Tidyverse is a collection of packages that are used for data science. Loading the package, attaches the package to the search path. It allows you to call the function directly rather than explicitely referencing the package name.
library(tidyverse)
Reads the Titanic excel file and saves it as the object “titanicdata”. After the file is loaded into R, then we display the first parts of the data frame.
titanicdata <- readxl::read_excel("TitanicData.xlsx")
head(titanicdata)
unique(titanicdata$survived)
In this section, I group the Titanic data by passenger class and survival status. Then I count how many passengers fall into each group and calculate the percentage of people who survived (or didn’t survive) within each class. This helps show whether certain classes had higher survival rates than others.

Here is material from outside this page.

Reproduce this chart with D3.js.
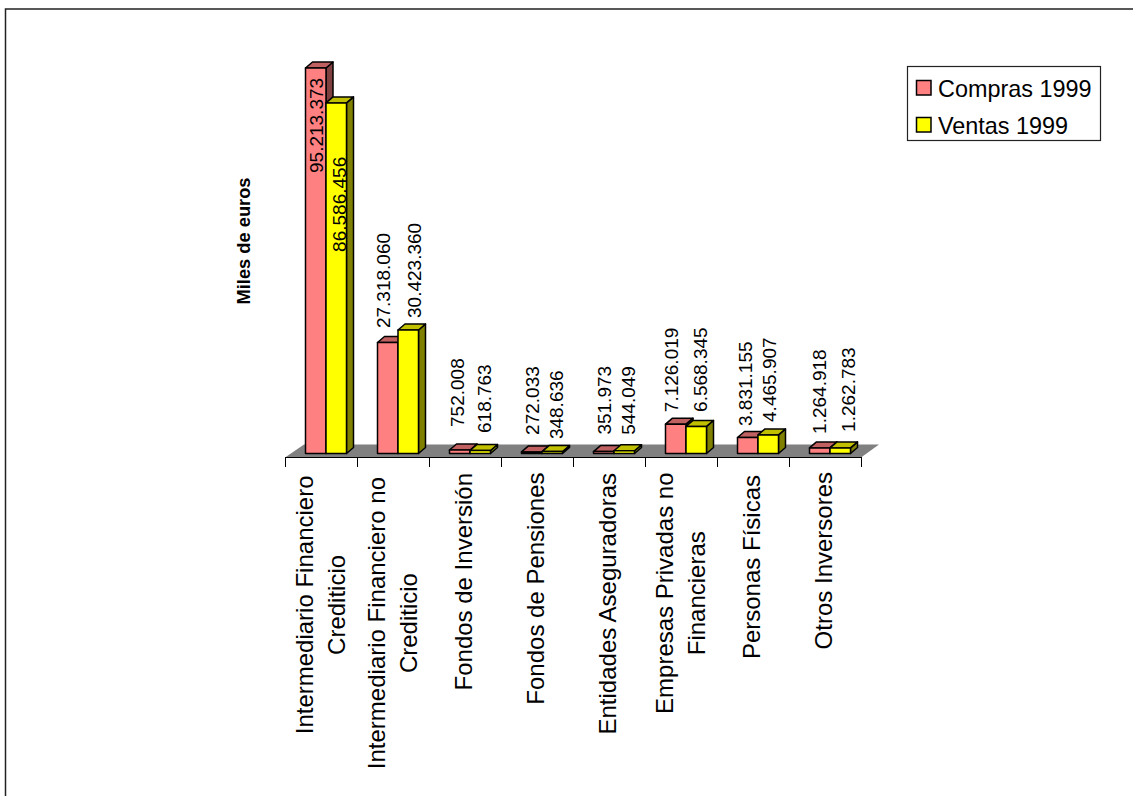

pclass_survival <- titanicdata %>%
group_by(class, survived) %>%
summarize(n = n()) %>%
mutate(percent = n / sum(n))
pclass_survival
Here, I take the previous analysis a step further by adding gender. I group the data by class, sex, and survival outcome, then calculate a percentage within each class–gender combination. This lets us compare survival outcomes for men and women in each passenger class and see where the differences were the strongest.
pclass_sex_survival <- titanicdata %>%
group_by(class, gender, survived) %>%
summarize(n = n()) %>%
mutate(percent = n / sum(n))
This section creates a bar graph showing the percentage of survivors in each passenger class. The graph is faceted by gender, which makes the differences between men and women easier to see side-by-side. Only the “Survived” category is plotted.
pclass_sex_survival_graph <- pclass_sex_survival %>%
filter(survived == "yes") %>%
ggplot(mapping = aes(x = class, y= percent, fill = class)) +
geom_col() +
facet_grid(~gender)
Finally, I add a title, subtitle, and caption to the graph and format the y-axis to display percentages. I also apply a theme and remove the legend since the passenger class is already labeled on the x-axis.
pclass_sex_survival_graph +
labs(title ="Titanic Survival Rates",
subtitle = "Percent by Gender and Cabin Class",
caption = "Source: Encyclopedia Titanica") +
scale_y_continuous(labels = scales::percent) +
theme_grey() +
theme(
axis.title=element_blank(),
legend.position = "none"
)